Many of these designers have the opportunity to speak about their craft – and the past, present and future of video games – in the exhibit’s third section, which comprised of interviews on several flat-panel televisions. This is the only portion of “The Art of Video Games” that doesn’t work, at least in the Boca Museum’s arrangement of it. Because of the casino-like cacophony of bleeps and bloops that flood visitors’ ears at all times, the designers’ comments are drowned out almost completely, requiring museumgoers to press their ears up to the screens just to hear them.
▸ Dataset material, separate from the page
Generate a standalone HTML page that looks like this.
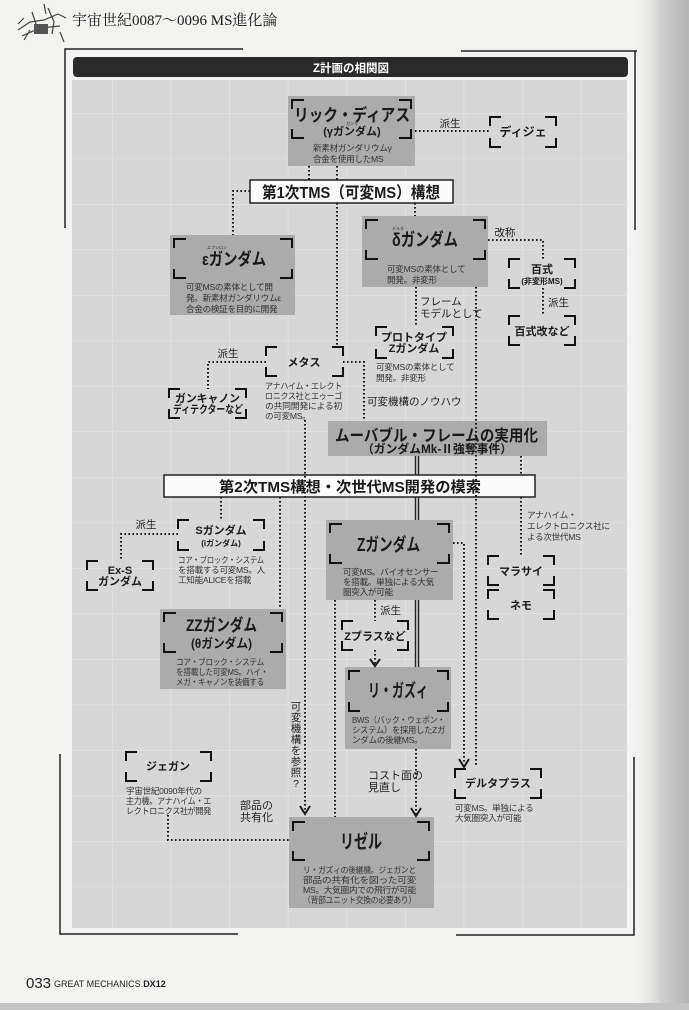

As informative as “The Art of Video Games” show is, it still begs an age-old question: “But is it art?” In his introduction, Chris Melissinos, who curated this exhibition for the Smithsonian American Art Museum, calls video games “a new art medium that is beyond traditional definitions used in the art world.” There are occasional connections to fine art, such as one wall devoted to landscape shots from several games, and the acknowledgement that the designer of Sega’s “Marble Madness” drew inspiration from M.C. Escher for his labyrinths of impossible structures.
But hard-line skeptics who don’t believe such a fundamentally young medium as video games should earn a place in the artistic lexicon will remain unconvinced. More open-minded viewers should amble over to game room to play a sample of “Flower,” a PS3 game designed as an “interactive poem.” It features no text, dialogue, challenges or stresses. The player simulates the wind as it peacefully carries flower petals across bucolic landscapes, fertilizing arid land and kick-starting nonfunctional windmills. In essence, you bring a new vibrancy to life by playing it, and hopefully walk away from the game with a newfound perspective on the natural world around you. This kind of ambition sounds a lot like art.